Porphyrin-fused graphene nanoribbons

Nat Chem. 2024 Mar 8. doi: 10.1038/s41557-024-01477-1. Online ahead of print.


Graphene nanoribbons (GNRs), nanometre-wide strips of graphene, are promising materials for fabricating electronic devices. Many GNRs have been reported, yet no scalable strategies are known for synthesizing GNRs with metal atoms and heteroaromatic units at precisely defined positions in the conjugated backbone, which would be valuable for tuning their optical, electronic and magnetic properties. Here we report the solution-phase synthesis of a porphyrin-fused graphene nanoribbon (PGNR). This PGNR has metalloporphyrins fused into a twisted fjord-edged GNR backbone; it consists of long chains (>100 nm), with a narrow optical bandgap (~1.0 eV) and high local charge mobility (>400 cm2 V-1 s-1 by terahertz spectroscopy).
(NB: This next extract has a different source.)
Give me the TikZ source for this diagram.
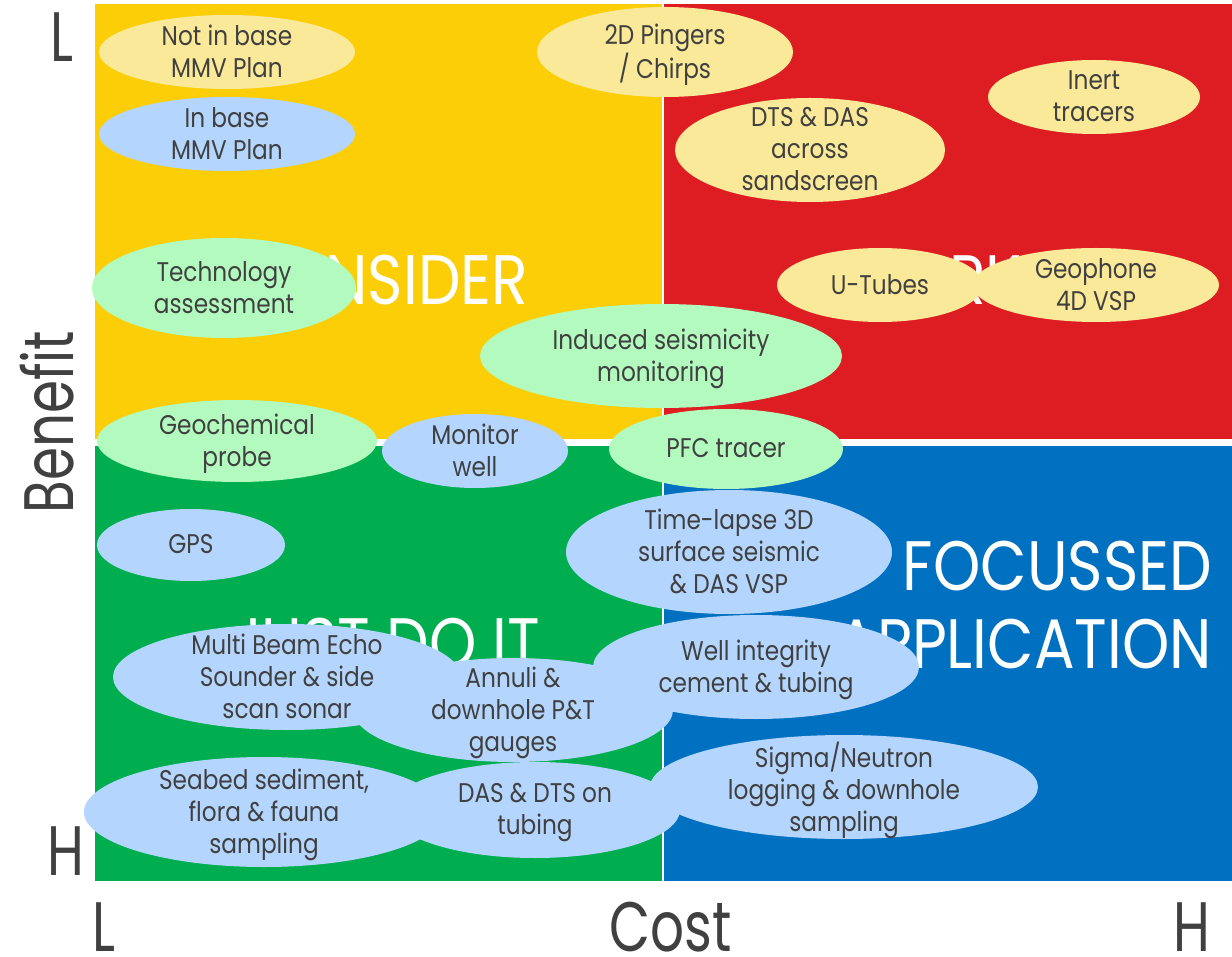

We use this PGNR to fabricate ambipolar field-effect transistors with appealing switching behaviour, and single-electron transistors displaying multiple Coulomb diamonds. These results open an avenue to π-extended nanostructures with engineerable electrical and magnetic properties by transposing the coordination chemistry of porphyrins into graphene nanoribbons.